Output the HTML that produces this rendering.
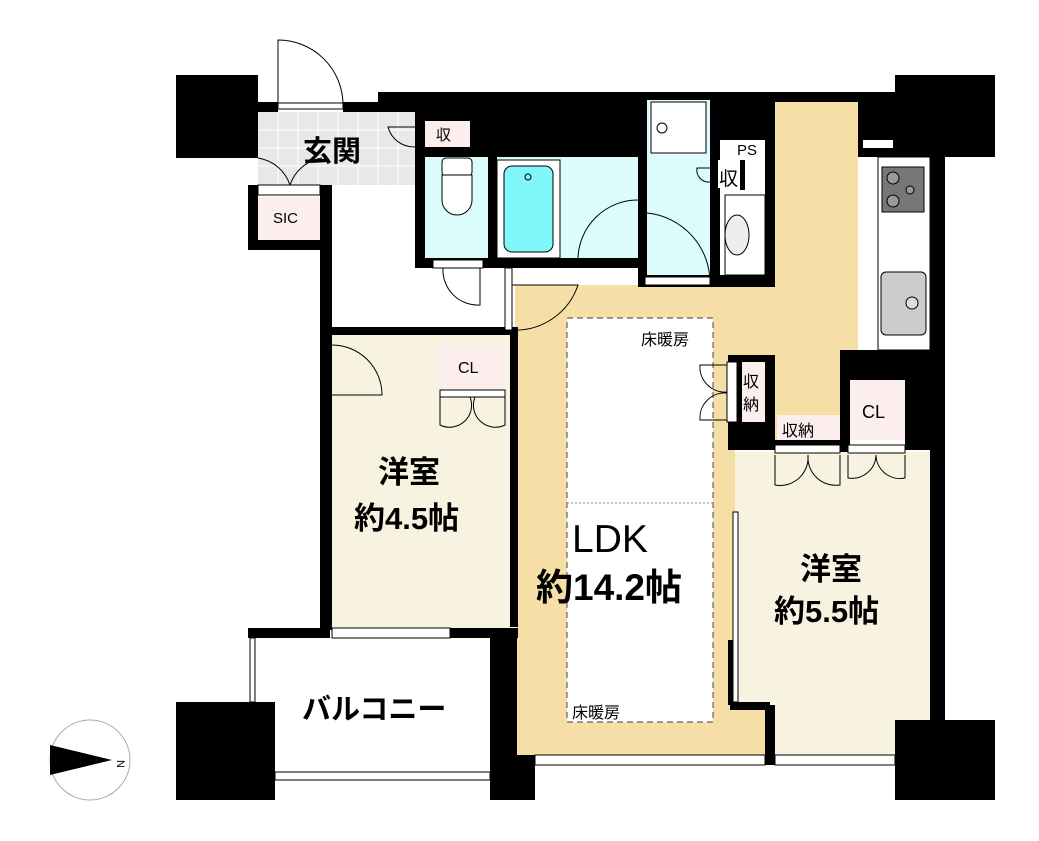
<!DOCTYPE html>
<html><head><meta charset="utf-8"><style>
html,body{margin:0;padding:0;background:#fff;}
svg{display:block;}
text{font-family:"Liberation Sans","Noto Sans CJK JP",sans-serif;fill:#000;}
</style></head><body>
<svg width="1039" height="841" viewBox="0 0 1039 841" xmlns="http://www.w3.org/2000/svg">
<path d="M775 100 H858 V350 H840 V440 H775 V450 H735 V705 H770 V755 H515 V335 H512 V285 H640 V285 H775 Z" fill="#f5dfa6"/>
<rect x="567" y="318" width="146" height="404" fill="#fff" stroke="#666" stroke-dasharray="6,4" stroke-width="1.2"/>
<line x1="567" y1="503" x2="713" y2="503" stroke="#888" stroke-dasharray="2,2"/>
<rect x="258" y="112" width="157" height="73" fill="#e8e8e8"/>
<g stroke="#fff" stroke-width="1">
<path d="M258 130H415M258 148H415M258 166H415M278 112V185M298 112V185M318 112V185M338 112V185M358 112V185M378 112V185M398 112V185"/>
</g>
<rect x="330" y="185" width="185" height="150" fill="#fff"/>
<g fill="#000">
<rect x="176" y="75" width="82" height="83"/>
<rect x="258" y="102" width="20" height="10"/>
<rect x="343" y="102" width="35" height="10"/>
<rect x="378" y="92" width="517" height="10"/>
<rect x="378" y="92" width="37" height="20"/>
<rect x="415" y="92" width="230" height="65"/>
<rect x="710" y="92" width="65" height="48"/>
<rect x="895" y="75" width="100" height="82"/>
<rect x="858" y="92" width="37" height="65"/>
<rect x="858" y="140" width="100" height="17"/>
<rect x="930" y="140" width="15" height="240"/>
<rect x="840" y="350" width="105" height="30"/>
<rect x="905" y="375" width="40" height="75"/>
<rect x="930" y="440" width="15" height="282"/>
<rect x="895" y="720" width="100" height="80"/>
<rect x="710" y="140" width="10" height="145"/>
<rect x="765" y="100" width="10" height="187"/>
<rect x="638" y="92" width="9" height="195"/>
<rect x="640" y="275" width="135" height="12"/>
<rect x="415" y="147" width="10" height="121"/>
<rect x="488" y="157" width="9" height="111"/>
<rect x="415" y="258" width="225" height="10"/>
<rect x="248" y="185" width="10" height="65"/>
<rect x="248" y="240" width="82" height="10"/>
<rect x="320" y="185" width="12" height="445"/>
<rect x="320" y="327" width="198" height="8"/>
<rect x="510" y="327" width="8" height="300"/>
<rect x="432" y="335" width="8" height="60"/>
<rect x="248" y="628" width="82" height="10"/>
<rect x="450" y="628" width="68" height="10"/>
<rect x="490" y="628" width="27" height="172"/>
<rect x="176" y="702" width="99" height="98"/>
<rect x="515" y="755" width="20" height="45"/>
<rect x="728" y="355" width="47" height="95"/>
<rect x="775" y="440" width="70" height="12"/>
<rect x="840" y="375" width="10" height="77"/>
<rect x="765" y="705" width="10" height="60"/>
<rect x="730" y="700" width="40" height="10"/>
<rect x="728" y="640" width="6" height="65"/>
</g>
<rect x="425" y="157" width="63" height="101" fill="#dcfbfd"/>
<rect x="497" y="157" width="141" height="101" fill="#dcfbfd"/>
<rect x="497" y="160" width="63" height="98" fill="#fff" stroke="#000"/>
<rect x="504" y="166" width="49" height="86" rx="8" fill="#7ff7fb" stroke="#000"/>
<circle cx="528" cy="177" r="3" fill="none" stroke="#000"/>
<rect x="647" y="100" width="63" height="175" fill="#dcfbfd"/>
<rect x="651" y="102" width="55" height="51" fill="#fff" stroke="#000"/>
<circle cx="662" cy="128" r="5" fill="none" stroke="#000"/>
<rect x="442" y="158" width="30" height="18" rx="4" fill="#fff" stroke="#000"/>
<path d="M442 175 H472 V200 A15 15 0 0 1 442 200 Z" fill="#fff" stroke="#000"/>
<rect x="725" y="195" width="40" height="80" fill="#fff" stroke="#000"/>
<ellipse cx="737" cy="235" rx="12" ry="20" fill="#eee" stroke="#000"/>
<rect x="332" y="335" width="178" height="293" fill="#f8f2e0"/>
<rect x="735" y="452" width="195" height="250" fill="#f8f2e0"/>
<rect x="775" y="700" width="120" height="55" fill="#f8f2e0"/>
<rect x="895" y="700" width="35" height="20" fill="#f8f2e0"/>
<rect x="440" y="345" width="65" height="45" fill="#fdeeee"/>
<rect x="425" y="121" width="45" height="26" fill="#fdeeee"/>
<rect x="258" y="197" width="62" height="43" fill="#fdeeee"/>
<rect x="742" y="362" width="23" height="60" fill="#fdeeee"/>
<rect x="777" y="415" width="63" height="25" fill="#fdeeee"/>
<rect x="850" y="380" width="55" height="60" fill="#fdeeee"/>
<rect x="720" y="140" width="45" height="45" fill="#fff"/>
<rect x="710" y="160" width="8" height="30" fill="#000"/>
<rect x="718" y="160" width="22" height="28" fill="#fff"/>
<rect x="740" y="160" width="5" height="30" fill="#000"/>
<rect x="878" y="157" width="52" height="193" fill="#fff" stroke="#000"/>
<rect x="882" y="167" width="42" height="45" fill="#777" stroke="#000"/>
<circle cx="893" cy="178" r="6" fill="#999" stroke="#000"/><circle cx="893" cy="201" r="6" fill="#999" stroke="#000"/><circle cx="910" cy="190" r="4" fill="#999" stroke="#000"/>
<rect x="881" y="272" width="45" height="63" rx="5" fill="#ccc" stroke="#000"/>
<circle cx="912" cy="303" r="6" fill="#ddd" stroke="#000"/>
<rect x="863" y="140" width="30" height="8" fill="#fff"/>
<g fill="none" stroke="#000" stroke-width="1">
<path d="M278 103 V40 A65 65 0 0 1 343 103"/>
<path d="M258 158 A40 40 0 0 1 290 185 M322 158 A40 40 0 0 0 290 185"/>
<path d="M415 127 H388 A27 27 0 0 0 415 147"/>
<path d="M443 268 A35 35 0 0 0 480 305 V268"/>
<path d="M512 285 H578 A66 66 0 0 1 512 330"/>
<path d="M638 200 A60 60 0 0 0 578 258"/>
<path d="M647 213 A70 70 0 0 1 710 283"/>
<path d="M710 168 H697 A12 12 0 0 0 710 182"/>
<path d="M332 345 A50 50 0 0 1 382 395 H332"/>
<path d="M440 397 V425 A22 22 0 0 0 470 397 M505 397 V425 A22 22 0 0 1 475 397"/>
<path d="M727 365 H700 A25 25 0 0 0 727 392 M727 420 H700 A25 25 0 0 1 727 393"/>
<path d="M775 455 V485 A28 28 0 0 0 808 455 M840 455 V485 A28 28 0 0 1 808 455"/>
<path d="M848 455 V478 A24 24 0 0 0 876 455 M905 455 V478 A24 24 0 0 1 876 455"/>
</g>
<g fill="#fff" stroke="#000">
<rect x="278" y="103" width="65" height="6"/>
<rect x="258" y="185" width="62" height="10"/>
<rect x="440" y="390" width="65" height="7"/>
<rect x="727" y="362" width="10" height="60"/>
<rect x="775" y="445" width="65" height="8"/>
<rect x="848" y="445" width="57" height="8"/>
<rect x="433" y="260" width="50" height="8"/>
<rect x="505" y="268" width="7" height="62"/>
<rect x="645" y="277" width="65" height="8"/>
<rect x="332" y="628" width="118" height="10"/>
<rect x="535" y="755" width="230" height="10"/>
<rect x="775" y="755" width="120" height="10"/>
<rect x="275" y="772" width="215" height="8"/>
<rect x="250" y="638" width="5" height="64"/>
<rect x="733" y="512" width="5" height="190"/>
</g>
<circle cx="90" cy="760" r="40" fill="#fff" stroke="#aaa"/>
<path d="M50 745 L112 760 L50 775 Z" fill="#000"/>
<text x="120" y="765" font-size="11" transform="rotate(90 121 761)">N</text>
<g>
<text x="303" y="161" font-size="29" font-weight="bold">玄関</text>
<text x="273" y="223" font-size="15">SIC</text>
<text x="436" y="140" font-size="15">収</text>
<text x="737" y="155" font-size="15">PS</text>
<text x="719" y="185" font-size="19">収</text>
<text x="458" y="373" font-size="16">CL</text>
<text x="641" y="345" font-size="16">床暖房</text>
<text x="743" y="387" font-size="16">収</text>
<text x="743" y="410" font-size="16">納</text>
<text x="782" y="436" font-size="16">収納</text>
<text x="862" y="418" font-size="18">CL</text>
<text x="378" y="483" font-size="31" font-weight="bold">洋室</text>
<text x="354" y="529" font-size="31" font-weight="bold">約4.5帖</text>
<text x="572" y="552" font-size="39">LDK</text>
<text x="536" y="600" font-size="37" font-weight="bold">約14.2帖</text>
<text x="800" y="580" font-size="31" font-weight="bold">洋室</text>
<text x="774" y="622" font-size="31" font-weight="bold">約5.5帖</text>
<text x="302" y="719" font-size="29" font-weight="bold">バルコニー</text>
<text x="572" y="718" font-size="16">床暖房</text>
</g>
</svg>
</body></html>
- - - - - - -
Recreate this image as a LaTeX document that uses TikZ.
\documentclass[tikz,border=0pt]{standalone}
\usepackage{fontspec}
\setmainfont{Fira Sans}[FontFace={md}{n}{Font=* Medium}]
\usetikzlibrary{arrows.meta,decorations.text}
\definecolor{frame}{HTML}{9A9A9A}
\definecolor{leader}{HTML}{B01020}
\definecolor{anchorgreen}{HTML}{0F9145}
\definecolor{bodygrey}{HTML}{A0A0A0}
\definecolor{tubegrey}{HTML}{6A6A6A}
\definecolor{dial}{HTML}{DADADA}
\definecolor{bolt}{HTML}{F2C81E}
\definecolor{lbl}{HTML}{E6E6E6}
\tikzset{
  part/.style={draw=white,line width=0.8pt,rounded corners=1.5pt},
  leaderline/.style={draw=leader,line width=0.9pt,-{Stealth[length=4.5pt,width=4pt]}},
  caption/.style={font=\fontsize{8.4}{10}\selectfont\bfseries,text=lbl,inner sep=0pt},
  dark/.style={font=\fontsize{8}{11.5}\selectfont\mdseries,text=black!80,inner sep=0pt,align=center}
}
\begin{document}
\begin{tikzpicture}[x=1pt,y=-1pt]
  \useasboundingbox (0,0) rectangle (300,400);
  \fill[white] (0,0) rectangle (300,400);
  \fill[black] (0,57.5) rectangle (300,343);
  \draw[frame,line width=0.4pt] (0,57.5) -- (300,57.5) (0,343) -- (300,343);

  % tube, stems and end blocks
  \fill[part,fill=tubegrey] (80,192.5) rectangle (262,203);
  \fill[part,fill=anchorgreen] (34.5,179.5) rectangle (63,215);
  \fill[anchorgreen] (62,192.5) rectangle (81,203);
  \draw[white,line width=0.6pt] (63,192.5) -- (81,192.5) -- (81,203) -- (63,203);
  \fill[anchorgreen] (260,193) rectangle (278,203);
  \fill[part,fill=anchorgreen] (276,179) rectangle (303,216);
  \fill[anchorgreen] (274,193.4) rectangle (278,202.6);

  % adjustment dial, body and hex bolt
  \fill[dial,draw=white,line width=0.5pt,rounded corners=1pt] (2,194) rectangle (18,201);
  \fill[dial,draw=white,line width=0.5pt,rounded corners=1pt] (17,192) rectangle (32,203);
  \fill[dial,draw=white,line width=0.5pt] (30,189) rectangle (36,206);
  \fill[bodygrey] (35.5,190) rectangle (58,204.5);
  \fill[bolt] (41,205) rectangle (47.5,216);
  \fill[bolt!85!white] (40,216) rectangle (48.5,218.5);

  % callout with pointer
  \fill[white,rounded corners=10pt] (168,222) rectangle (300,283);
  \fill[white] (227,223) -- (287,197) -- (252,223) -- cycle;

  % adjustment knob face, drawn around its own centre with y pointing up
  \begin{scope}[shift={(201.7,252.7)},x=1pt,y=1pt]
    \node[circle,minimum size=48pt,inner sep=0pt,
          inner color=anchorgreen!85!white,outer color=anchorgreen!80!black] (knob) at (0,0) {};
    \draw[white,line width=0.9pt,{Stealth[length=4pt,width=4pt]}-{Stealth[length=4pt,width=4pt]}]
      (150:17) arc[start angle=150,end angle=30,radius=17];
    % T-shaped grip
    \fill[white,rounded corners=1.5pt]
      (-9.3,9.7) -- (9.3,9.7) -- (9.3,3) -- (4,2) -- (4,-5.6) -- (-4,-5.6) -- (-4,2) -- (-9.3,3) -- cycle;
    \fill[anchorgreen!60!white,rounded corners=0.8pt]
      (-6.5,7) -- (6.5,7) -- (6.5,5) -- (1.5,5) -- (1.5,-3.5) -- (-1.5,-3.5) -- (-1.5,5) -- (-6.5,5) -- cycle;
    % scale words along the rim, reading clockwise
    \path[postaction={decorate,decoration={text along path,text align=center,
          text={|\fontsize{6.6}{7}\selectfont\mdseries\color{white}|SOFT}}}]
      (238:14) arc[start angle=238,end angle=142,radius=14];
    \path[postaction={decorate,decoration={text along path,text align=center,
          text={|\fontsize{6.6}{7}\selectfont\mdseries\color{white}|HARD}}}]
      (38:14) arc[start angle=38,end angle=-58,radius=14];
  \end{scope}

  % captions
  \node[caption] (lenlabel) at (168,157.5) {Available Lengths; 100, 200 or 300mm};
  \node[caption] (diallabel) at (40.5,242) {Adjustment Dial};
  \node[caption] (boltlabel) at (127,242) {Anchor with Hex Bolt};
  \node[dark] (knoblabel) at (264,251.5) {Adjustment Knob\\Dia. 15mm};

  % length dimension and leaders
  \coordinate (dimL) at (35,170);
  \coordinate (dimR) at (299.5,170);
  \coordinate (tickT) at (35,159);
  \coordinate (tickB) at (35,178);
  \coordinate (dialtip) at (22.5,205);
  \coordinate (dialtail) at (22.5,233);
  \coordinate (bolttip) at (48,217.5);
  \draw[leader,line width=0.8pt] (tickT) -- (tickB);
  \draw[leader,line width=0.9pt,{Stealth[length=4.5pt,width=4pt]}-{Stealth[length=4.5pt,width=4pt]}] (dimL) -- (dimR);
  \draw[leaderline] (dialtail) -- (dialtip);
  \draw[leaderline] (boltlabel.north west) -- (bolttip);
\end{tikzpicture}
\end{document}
- - - - - - -
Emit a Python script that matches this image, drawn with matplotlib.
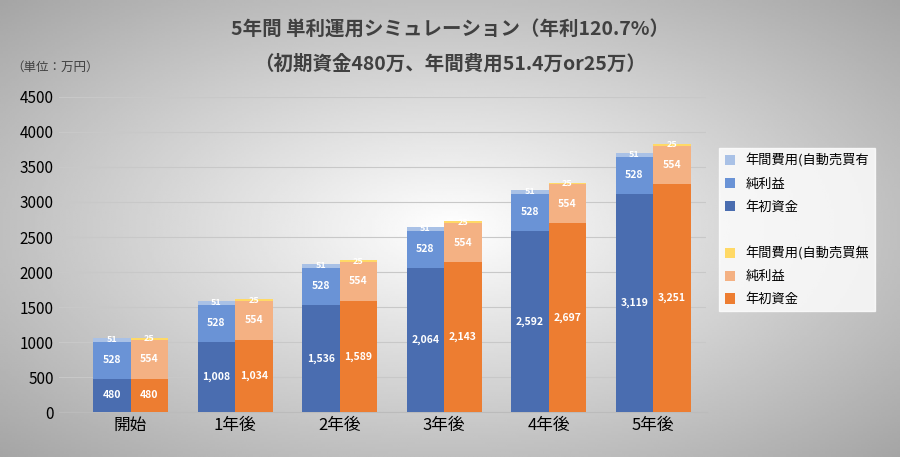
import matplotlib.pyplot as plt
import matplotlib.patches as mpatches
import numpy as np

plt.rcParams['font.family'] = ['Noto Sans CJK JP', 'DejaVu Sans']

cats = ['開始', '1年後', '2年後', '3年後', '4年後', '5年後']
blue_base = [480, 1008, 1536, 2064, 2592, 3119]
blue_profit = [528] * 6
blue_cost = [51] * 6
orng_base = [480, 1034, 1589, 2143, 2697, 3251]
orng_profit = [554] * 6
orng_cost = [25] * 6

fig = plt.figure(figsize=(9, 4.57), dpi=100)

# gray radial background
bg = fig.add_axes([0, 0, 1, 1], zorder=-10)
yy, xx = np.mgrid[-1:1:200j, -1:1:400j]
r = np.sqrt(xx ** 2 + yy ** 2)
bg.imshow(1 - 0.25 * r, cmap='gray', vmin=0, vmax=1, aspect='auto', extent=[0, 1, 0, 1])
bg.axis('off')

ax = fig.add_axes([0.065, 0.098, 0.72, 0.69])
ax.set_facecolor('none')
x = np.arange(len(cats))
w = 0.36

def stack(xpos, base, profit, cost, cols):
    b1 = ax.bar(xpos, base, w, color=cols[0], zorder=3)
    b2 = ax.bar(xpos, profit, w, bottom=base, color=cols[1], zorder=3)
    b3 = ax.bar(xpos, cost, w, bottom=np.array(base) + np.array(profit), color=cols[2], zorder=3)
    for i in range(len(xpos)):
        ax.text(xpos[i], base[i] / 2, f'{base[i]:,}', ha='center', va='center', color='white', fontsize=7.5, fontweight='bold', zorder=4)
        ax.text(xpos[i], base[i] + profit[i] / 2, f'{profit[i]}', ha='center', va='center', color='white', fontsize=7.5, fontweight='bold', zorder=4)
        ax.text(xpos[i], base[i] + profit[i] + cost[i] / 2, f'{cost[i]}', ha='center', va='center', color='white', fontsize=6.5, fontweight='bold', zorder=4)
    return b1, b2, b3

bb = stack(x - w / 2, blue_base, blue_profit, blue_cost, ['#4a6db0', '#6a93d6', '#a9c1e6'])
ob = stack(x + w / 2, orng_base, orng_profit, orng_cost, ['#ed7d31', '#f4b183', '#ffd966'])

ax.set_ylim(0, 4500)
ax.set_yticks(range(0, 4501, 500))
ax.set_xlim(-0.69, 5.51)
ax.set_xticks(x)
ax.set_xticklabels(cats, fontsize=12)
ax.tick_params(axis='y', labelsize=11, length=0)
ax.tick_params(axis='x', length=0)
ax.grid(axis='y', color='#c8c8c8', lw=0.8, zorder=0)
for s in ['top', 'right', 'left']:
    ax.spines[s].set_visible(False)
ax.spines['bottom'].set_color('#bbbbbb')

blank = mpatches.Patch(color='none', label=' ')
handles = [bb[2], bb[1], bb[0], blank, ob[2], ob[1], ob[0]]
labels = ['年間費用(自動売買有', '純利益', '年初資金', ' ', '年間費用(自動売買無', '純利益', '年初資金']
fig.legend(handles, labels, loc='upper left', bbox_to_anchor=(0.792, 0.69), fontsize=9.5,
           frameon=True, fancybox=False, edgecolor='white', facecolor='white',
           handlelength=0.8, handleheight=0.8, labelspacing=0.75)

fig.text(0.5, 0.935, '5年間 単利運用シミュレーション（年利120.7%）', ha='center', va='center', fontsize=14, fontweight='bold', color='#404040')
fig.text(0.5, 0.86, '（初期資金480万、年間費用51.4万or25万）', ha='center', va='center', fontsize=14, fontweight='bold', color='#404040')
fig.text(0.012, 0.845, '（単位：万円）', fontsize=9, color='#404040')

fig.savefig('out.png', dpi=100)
- - - - - - -
Given problem:
Give only the lines from the one with "Emit a Python" to the one with "plt.rcParams['font.family'] = ['Noto", both included, again and exactly; leave the images out.

Solution below:
Emit a Python script that matches this image, drawn with matplotlib.
import matplotlib.pyplot as plt
import matplotlib.patches as mpatches
import numpy as np

plt.rcParams['font.family'] = ['Noto Sans CJK JP', 'DejaVu Sans']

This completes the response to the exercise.